Photographing Pets

Pets are more stalwart photographic subjects than kids, or grownups for that matter. They don't groan "Oh, no, not again!" when you raise the camera to your eye. They don't make funny faces or deliberately stick their tongues out to thwart your photographic endeavors. (Dogs pant, of course.) While they can be just as active as kids — and as much of a photographic challenge when they speed around — they also actually like to take naps. Nap time is a good time to get pet pictures.



Otherwise, though, many of the same photographic techniques that apply to taking photos of kids work with pets, too. Be sure to get down to their eye level. Unless you have a pet llama or a horse, pets are even lower to the ground than kids.



With cats and dogs, you can get easier eye-level pictures by snapping them when they perch on a window sill or, if allowed, a favorite chair.



Your pet no doubt has some distinctive behavior, often comical, that make for prime picture-taking opportunities. Perhaps your old family dog likes to study ants, nose to the ground, head cocked to one side for a one-eyed microscopic view. (This is a perfect opportunity for a ground-level shot.) Maybe your new cat likes to lie flat on her back on your bedroom carpet with her legs straight up in the air, staring at the world upside down. Photographing interesting and amusing pet behaviors is a kind of substitute for the fact that animals don't have a child's range of facial expression, at least to human eyes. Pet pictures may otherwise have a certain sameness to them. Their context — environments, behaviors, settings, and so on — becomes especially important.



For the same reason, you should show pets interacting with family members. They are, after all, a part of the family. These pictures can, of course, be candid: playing fetch, chasing a string, getting a tummy rub. Or they can be more posed — a pet in your arms or on your lap.



Making eye contact with pets is important. Call out to them when you're ready to take the shot. With pets, expression is almost entirely in the eyes. Indeed, a true dog or cat person will tell you that the eyes are the window to a pet's soul.

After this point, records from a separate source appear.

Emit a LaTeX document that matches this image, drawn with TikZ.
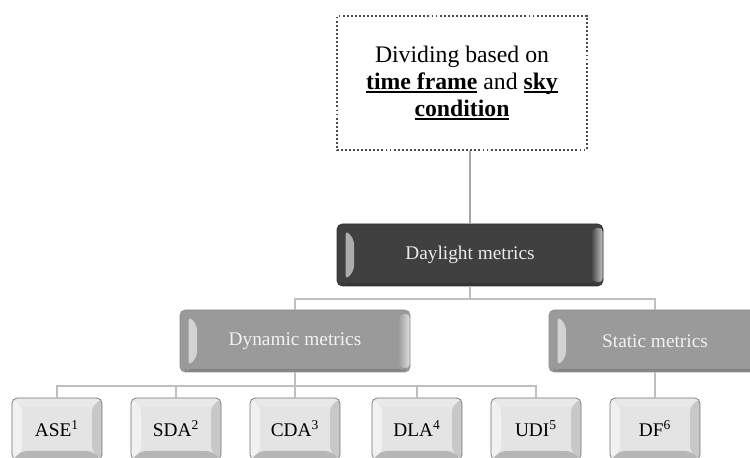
\documentclass[tikz,border=0pt]{standalone}
\usepackage{fontspec}
\setmainfont{Liberation Serif}
\usepackage{xcolor}
\usepackage{tikz}
\usetikzlibrary{calc,fadings}

\definecolor{darkface}{HTML}{404040}
\definecolor{midface}{HTML}{9A9A9A}
\definecolor{lightface}{HTML}{E4E4E4}
\definecolor{linkgray}{HTML}{BFBFBF}
\newcommand{\ulbold}[1]{\setbox0\hbox{\textbf{#1}}\rlap{\rule[-2.2pt]{\wd0}{1.1pt}}\box0\relax}

\begin{document}
\begin{tikzpicture}[
    bevel/.style 2 args={path picture={
        \fill[white,opacity=.5] (path picture bounding box.south west) -- (path picture bounding box.north west)
          -- ($(path picture bounding box.north west)+(#1,-#2)$) -- ($(path picture bounding box.south west)+(#1,#2)$) -- cycle;
        \fill[white,opacity=.2] (path picture bounding box.north west) -- (path picture bounding box.north east)
          -- ($(path picture bounding box.north east)+(-#1,-#2)$) -- ($(path picture bounding box.north west)+(#1,-#2)$) -- cycle;
        \fill[black,opacity=.12] (path picture bounding box.north east) -- (path picture bounding box.south east)
          -- ($(path picture bounding box.south east)+(-#1,#2)$) -- ($(path picture bounding box.north east)+(-#1,-#2)$) -- cycle;
        \fill[black,opacity=.2] (path picture bounding box.south west) -- (path picture bounding box.south east)
          -- ($(path picture bounding box.south east)+(-#1,#2)$) -- ($(path picture bounding box.south west)+(#1,#2)$) -- cycle;}},
    gloss/.style={path picture={
        \fill[white,opacity=.6,path fading=east] ($(path picture bounding box.south west)+(0.17,0.12)$)
          -- ($(path picture bounding box.north west)+(0.17,-0.12)$) -- ($(path picture bounding box.north west)+(0.34,-0.3)$)
          -- ($(path picture bounding box.south west)+(0.34,0.3)$) -- cycle;
        \fill[white,opacity=.7,path fading=west] ($(path picture bounding box.north east)+(-0.24,-0.1)$)
          -- ($(path picture bounding box.south east)+(-0.24,0.1)$) -- ($(path picture bounding box.south east)+(0,0.06)$)
          -- ($(path picture bounding box.north east)+(0,-0.06)$) -- cycle;
        \fill[black,opacity=.15] ($(path picture bounding box.south west)+(0.1,0)$) rectangle ($(path picture bounding box.south east)+(-0.1,0.06)$);}},
    box/.style={shape=rectangle, rounded corners=3pt, draw=black!55, inner sep=0pt, font=\fontsize{11}{13}\selectfont},
    topbox/.style={box, draw=black!80, fill=darkface, text=white!92!black, minimum width=5.32cm, minimum height=1.24cm, gloss},
    midbox/.style={box, draw=black!45, fill=midface, text=white!95!black, minimum width=4.6cm, minimum height=1.24cm, gloss},
    leaf/.style={box, fill=lightface, text=black, minimum width=1.8cm, minimum height=1.24cm, bevel={0.2cm}{0.18cm}},
    link/.style={draw=linkgray, line width=0.9pt}]
    \useasboundingbox (0,0) rectangle (15,9.16);

    % criterion box
    \node[draw=black!70, line width=1.1pt, dash pattern=on 1.1pt off 1.2pt, minimum width=5cm, minimum height=2.68cm,
      align=center, font=\fontsize{13.5}{15.5}\selectfont] (info) at (9.24,7.5)
      {Dividing based on\\ \ulbold{time frame} and \ulbold{sky}\\ \ulbold{condition}};

    \node[topbox] (daylight) at (9.4,4.06) {Daylight metrics};
    \node[midbox] (dynamic) at (5.9,2.34) {Dynamic metrics};
    \node[midbox, minimum width=4.24cm] (static) at (13.1,2.34) {Static metrics};

    \node[leaf] (ase) at (1.14,0.58) {ASE\textsuperscript{1}};
    \node[leaf] (sda) at (3.52,0.58) {SDA\textsuperscript{2}};
    \node[leaf] (cda) at (5.9,0.58) {CDA\textsuperscript{3}};
    \node[leaf] (dla) at (8.34,0.58) {DLA\textsuperscript{4}};
    \node[leaf] (udi) at (10.72,0.58) {UDI\textsuperscript{5}};
    \node[leaf] (df) at (13.1,0.58) {DF\textsuperscript{6}};

    \coordinate (bus1) at (0,3.18);
    \coordinate (bus2) at (0,1.44);

    \draw[draw=black!35, line width=1.4pt] (daylight.north) -- (daylight.north |- info.south);
    \draw[link] (daylight.south) -- (daylight.south |- bus1);
    \draw[link] (dynamic.north) |- (static.north |- bus1) -- (static.north);
    \draw[link] (dynamic.south) -- (dynamic.south |- bus2);
    \draw[link] (ase.north) |- (udi.north |- bus2) -- (udi.north);
    \foreach \n in {sda,cda,dla}
      \draw[link] (\n.north) -- (\n.north |- bus2);
    \draw[link] (static.south) -- (df.north);
  \end{tikzpicture}
\end{document}
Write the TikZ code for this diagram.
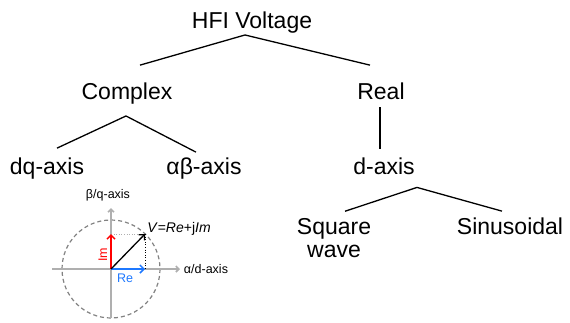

Unfortunately, that soul may seem to come from the dark side when flash turns those eyes red — or green, as often happens with pets. Red-eye and green-eye are a special problem with pets. With cats in particular, the large area of their eyes relative to their faces compounds the problem. You can use your camera's red-eye reduction system to lessen the effect. But depending on your particular system, there's a long delay between when you press the shutter button and when the picture is actually taken. This delay can cause you to lose the moment you wanted to capture. And pets aren't in the habit of waiting around.



If you want to avoid using built-in red-eye reduction, simply invest in a Sharpie — one of those marks-on-anything pens — and carefully blot out any offending red eyes. Afraid of making Fido look like a Betazoid, one of those black-eyed telepaths on Star Trek? Ask your friendly neighborhood photo dealer for a red-eye-retouching pen, which neutralizes the unwanted red instead of simply covering it, preserving a semblance of natural eye color.